Jika dokter melakukan ebiri kimiawi, maka ia akan melanggar kode etik profesi.
"Kalau kita bicara profesi, mereka ada kode etik. Kalau mereka langgar berarti mereka lakukan malpraktik. Kita hormati pemikiran IDI," kata Dede saat dihubungi, Jumat (10/6/2016).
Dede pun meminta pemerintah segera menjelaskan siapa yang akan menjadi eksekutor kebiri nantinya jika IDI saja sudah menolak.
Jika pemerintah tidak bisa mencari solusi, dia menyarankan agar Peraturan Pemerintah Pengganti Undang-Undang Nomor 1 Tahun 2016 yang mengatur hukuman kebiri dibatalkan.
"Kalau pemerintah belum bisa menjelaskan, maka kebiri ini harus dipikir ulang," ujar dia.
Dede menilai pemerintah bisa memberikan hukuman tambahan lain selain kebiri.
Dalam Perppu 1 Tahun 2016, masih ada dua hukuman tambahan lainnya yakni pengumuman identitas ke publik serta pemasangan alat deteksi elektronik.

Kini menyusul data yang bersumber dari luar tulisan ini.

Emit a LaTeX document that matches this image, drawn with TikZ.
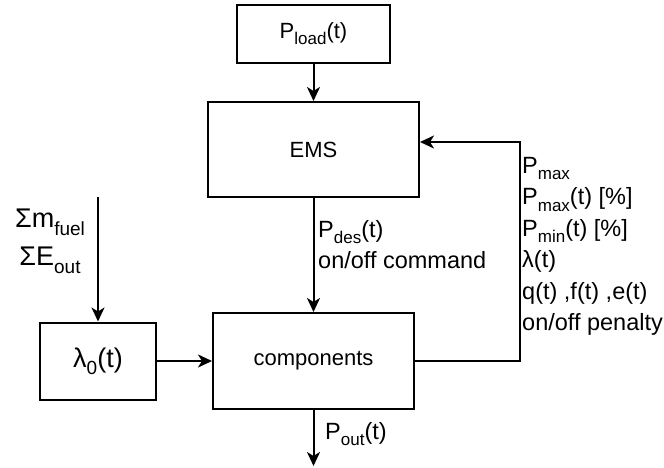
\documentclass[tikz,border=0pt]{standalone}
\usepackage{fontspec}
\setmainfont{Liberation Sans}
\usetikzlibrary{arrows.meta}
% lowered, smaller text for subscripts
\newcommand\lsub[1]{\raisebox{-0.27em}{\fontsize{17}{17}\selectfont #1}}
\newcommand\bsub[1]{\raisebox{-0.27em}{\fontsize{19}{19}\selectfont #1}}
\begin{document}
\begin{tikzpicture}[x=1pt,y=-1pt,
  blk/.style={draw,line width=2pt,rectangle,inner sep=0pt,
    font=\fontsize{22}{26}\selectfont},
  lbl/.style={inner sep=0pt,font=\fontsize{23.5}{31.5}\selectfont},
  biglbl/.style={inner sep=0pt,font=\fontsize{27}{38}\selectfont},
  flow/.style={line width=2pt,-{Stealth[length=14pt,width=13pt,inset=4pt]}},
  wire/.style={line width=2pt}]
\useasboundingbox (0,0) rectangle (664,468);

% blocks
\node[blk,minimum width=153pt,minimum height=58pt] (pload) at (313.5,34) {P\lsub{load}(t)};
\node[blk,minimum width=211pt,minimum height=95pt] (ems) at (313.5,149.5) {EMS};
\node[blk,minimum width=201pt,minimum height=96pt] (comp) at (313.5,361) {components};
\node[blk,minimum width=116pt,minimum height=77pt,
  font=\fontsize{27}{30}\selectfont] (lam) at (98,361) {λ\bsub{0}(t)};

% free ends and corners
\coordinate (lamin) at (98,197);
\coordinate (out) at (313.5,466);
\coordinate (fb) at (520,142);

% connectors
\draw[flow] (pload.south) -- (ems.north);
\draw[flow] (ems.south) -- (comp.north);
\draw[flow] (lamin) -- (lam.north);
\draw[flow] (lam.east) -- (comp.west);
\draw[flow] (comp.south) -- (out);
\draw[flow] (comp.east) -| (fb) -- (ems.east |- fb);

% labels
\node[biglbl,align=center,anchor=north] (sums) at (50,209)
  {Σm\bsub{fuel}\\ΣE\bsub{out}};
\node[lbl,align=left,anchor=north west] (cmd) at (318,220)
  {P\lsub{des}(t)\\on/off command};
\node[lbl,anchor=north west] (pout) at (325,422) {P\lsub{out}(t)};
\node[lbl,align=left,anchor=north west] (pars) at (522,157)
  {P\lsub{max}\\P\lsub{max}(t) [\%]\\P\lsub{min}(t) [\%]\\λ(t)\\q(t) ,f(t) ,e(t)\\on/off penalty};
\end{tikzpicture}
\end{document}
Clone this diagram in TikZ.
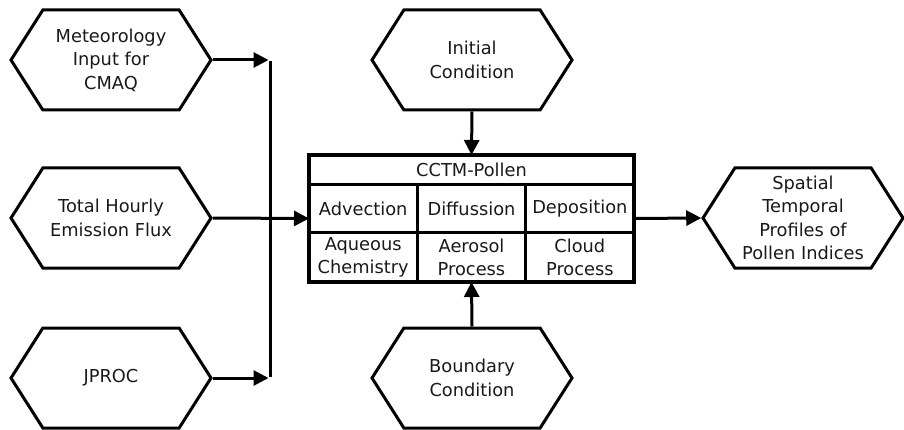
\documentclass[tikz,border=0pt]{standalone}
\usepackage{fontspec}
\setmainfont{DejaVu Sans}
\usetikzlibrary{arrows.meta,positioning,shapes.symbols}
\definecolor{inktext}{RGB}{25,25,25}

\begin{document}
\begin{tikzpicture}[x=1pt,y=-1pt,
    hexbox/.style={shape=signal,signal to=east and west,signal pointer angle=115,
      draw,line width=3pt,align=center,minimum width=200pt,minimum height=100pt,
      inner sep=2pt,text=inktext,font=\fontsize{17.8}{23.5}\selectfont},
    frame/.style={draw,line width=3.2pt,minimum width=325pt,minimum height=127pt,
      inner sep=0pt,outer sep=0pt},
    cell/.style={draw,line width=3pt,align=center,anchor=north west,
      minimum width=108.33pt,inner sep=0pt,outer sep=0pt,text=inktext,
      font=\fontsize{17.8}{23}\selectfont},
    arr/.style={-{Triangle[length=15pt,width=15pt]},line width=3pt}
  ]
    \useasboundingbox (0,0) rectangle (904,430);
    % inputs on the left
    \node[hexbox] (meteo) at (111,60) {Meteorology\\Input for\\CMAQ};
    \node[hexbox] (emis) at (111,218) {Total Hourly\\Emission Flux};
    \node[hexbox] (jproc) at (111,378) {JPROC};
    % conditions above and below
    \node[hexbox] (init) at (472,60) {Initial\\Condition};
    \node[hexbox] (bound) at (472,378) {Boundary\\Condition};
    % chemistry transport model
    \node[frame] (cctm) at (471.5,218.5) {};
    \node[cell,minimum width=325pt,minimum height=30pt] (head) at (cctm.north west) {CCTM-Pollen};
    \node[cell,minimum height=48pt] (adv) at (head.south west) {Advection};
    \node[cell,minimum height=48pt] (diff) at (adv.north east) {Diffussion};
    \node[cell,minimum height=48pt] (dep) at (diff.north east) {Deposition};
    \node[cell,minimum height=49pt] (aq) at (adv.south west) {Aqueous\\Chemistry};
    \node[cell,minimum height=49pt] (aer) at (aq.north east) {Aerosol\\Process};
    \node[cell,minimum height=49pt] (cloud) at (aer.north east) {Cloud\\Process};
    \node[frame] at (cctm) {};
    % output
    \node[hexbox] (out) at (803,218) {Spatial\\Temporal\\Profiles of\\Pollen Indices};
    % connectors
    \coordinate (bustop) at (270,60);
    \coordinate (busbot) at (270,378);
    \draw[line width=3pt] ([yshift=-1.5pt]bustop) -- ([yshift=1.5pt]busbot);
    \draw[arr,shorten >=1.5pt] (meteo.east) -- (bustop);
    \draw[arr,shorten >=1.5pt] (jproc.east) -- (busbot);
    \draw[arr] (emis.east) -- (cctm.west);
    \draw[arr] (init.south) -- (cctm.north);
    \draw[arr] (bound.north) -- (cctm.south);
    \draw[arr] (cctm.east) -- (out.west);
  \end{tikzpicture}
\end{document}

Selain itu hukuman bagi pelaku kejahatan seksual terhadap anak juga diperberat menjadi hukuman mati, seumur hidup, paling lama 20 tahun penjara atau paling singkat 10 tahun penjara.
"Konsep pemberatan hukuman adalah terap suatu keharusan, tapi bentuknya apa harus dikaji lagi," ucapnya.